Urbanization profoundly impacts ecological systems, yet its effects on groundwater viral communities, particularly bacteriophages, remain poorly understood. Groundwater sustains Earth's ecosystems and human societies through drinking water, agriculture, and natural habitats. Bacteriophages play a crucial role by modulating bacterial communities through predation and gene transfer, influencing microbial processes that maintain groundwater quality. We investigated the relationship between anthropogenic land use and viral diversity in groundwater ecosystems, hypothesizing that urbanization and agriculture reduce viral diversity while enhancing stress-resistance metabolic gene diversity. We analyzed 373 groundwater metagenomes across five global biomes, reconstructing 30,046 high-confidence uncultivated viral genomes using a custom pipeline and MetaPhlAn for bacterial diversity estimation. We annotated 7,495 auxiliary metabolic genes using DRAM-v, analyzed viral lifestyle using PhaTYP, and integrated high-resolution land cover and urbanization datasets with machine learning models. Our initial findings supported our hypotheses: urbanization correlated with reduced viral diversity in groundwater systems through host depletion and altered environmental conditions. Metabolic gene analysis revealed distinct patterns across land uses, with specific signatures in built-up, semi-arid, forest land covers, suggesting unique viral adaptations.

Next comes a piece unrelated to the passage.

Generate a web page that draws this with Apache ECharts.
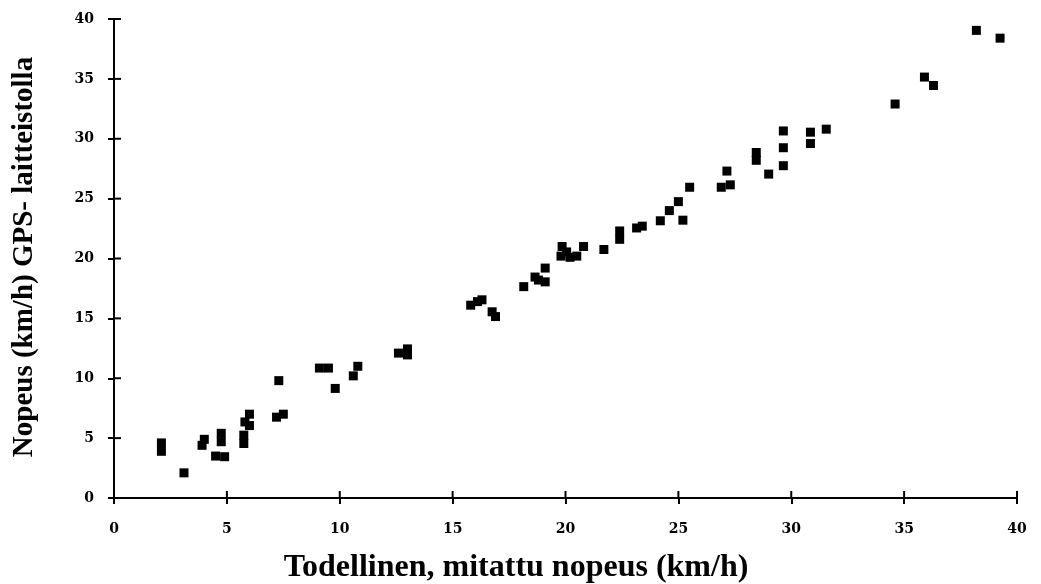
<!DOCTYPE html>
<html><head><meta charset="utf-8">
<script src="https://cdn.jsdelivr.net/npm/echarts@6/dist/echarts.min.js"></script>
<style>html,body{margin:0;padding:0;background:#fff}#c{width:1041px;height:584px}</style>
</head><body><div id="c"></div>
<script>
const xTitle = 'Todellinen, mitattu nopeus (km/h)';
const yTitle = 'Nopeus (km/h) GPS- laitteistolla';
const xTicks = [0,5,10,15,20,25,30,35,40];
const yTicks = [0,5,10,15,20,25,30,35,40];
// measured speed (x) and GPS speed (y)
const measured = [2.1,2.1,3.1,4.0,3.9,4.75,4.75,4.5,4.9,5.75,5.75,6.0,5.8,6.0,7.3,7.2,7.5,9.1,9.5,9.8,10.6,10.8,12.6,13.0,13.0,15.8,16.1,16.3,16.75,16.9,18.15,18.65,19.1,19.1,18.8,19.85,20.05,20.2,20.5,20.8,19.8,21.7,22.4,22.4,23.15,23.4,24.2,24.6,25.0,25.2,25.5,26.9,27.3,27.15,28.45,28.45,29.0,29.65,29.65,29.65,30.85,30.85,31.55,34.6,35.9,36.3,38.2,39.25];
const gps      = [4.6,3.9,2.1,4.9,4.4,5.4,4.7,3.5,3.45,5.25,4.55,7.0,6.35,6.05,9.8,6.75,7.0,10.85,10.85,9.15,10.2,11.0,12.1,12.45,11.95,16.1,16.4,16.55,15.55,15.15,17.65,18.45,19.2,18.05,18.2,21.0,20.55,20.1,20.2,21.0,20.2,20.75,22.3,21.6,22.55,22.7,23.15,24.0,24.75,23.2,25.95,25.95,26.15,27.3,28.85,28.2,27.05,30.65,29.25,27.75,30.55,29.6,30.8,32.9,35.15,34.45,39.05,38.4];
const points = measured.map((x,i)=>[x,gps[i]]);

const chart = echarts.init(document.getElementById('c'), null, {renderer:'canvas'});
const tickFont = {color:'#000', fontFamily:'DejaVu Serif', fontWeight:'bold', fontSize:14};
const lineStyle = {color:'#000', width:2};
const tickStyle = {color:'#000', width:2};
const titleStyle = {fill:'#000', fontFamily:'Liberation Serif', fontWeight:'bold', textAlign:'center', textVerticalAlign:'middle'};
const titles = [
  {type:'text', x:516, y:568, style:{...titleStyle, fontSize:32, text:xTitle}},
  {type:'text', x:25, y:257, rotation:Math.PI/2, style:{...titleStyle, fontSize:29, text:yTitle}}
];
chart.setOption({
  animation:false,
  backgroundColor:'#fff',
  grid:{left:114, right:24, top:19, bottom:86, containLabel:false},
  xAxis:{
    type:'value', min:0, max:40, interval:5, position:'bottom',
    axisLine:{show:true, onZero:false, lineStyle},
    axisTick:{show:true, length:6, lineStyle:tickStyle},
    axisLabel:{...tickFont, margin:24, formatter:v=>xTicks.includes(v)?String(v):''},
    splitLine:{show:false}
  },
  yAxis:{
    type:'value', min:0, max:40, interval:5, position:'left',
    axisLine:{show:true, onZero:false, lineStyle},
    axisTick:{show:true, length:6, lineStyle:tickStyle},
    axisLabel:{...tickFont, margin:20, formatter:v=>yTicks.includes(v)?String(v):''},
    splitLine:{show:false}
  },
  graphic:titles,
  series:[{
    type:'scatter', symbol:'rect', symbolSize:9,
    itemStyle:{color:'#000', opacity:1},
    data:points
  }]
});
// inner halves of the cross-shaped ticks, placed through the axes' own scales
const inner = [];
xTicks.forEach(v=>{
  const p = chart.convertToPixel({xAxisIndex:0, yAxisIndex:0}, [v,0]);
  inner.push({type:'rect', shape:{x:p[0]-1, y:p[1]-7, width:2, height:7}, style:{fill:'#000'}, z:100});
});
yTicks.forEach(v=>{
  const p = chart.convertToPixel({xAxisIndex:0, yAxisIndex:0}, [0,v]);
  inner.push({type:'rect', shape:{x:p[0], y:p[1]-1, width:7, height:2}, style:{fill:'#000'}, z:100});
});
chart.setOption({graphic:titles.concat(inner)}, {replaceMerge:['graphic']});
</script></body></html>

We found consistent associations between urbanization and stress-resistance genes, indicating shifts in host functional potential. Further analysis showed approximately 65% of identified viruses were virulent, suggesting frequent lytic interactions. To address sample autocorrelation, subsequent analyses will incorporate spatial sampling techniques. These findings contribute to our understanding of viral ecology in groundwater ecosystems and could inform approaches to water management, agriculture, and pollution control in urbanized landscapes. Our results indicate that anthropogenic land use substantially influences groundwater viral communities, providing insights relevant for urban development and ecosystem management strategies.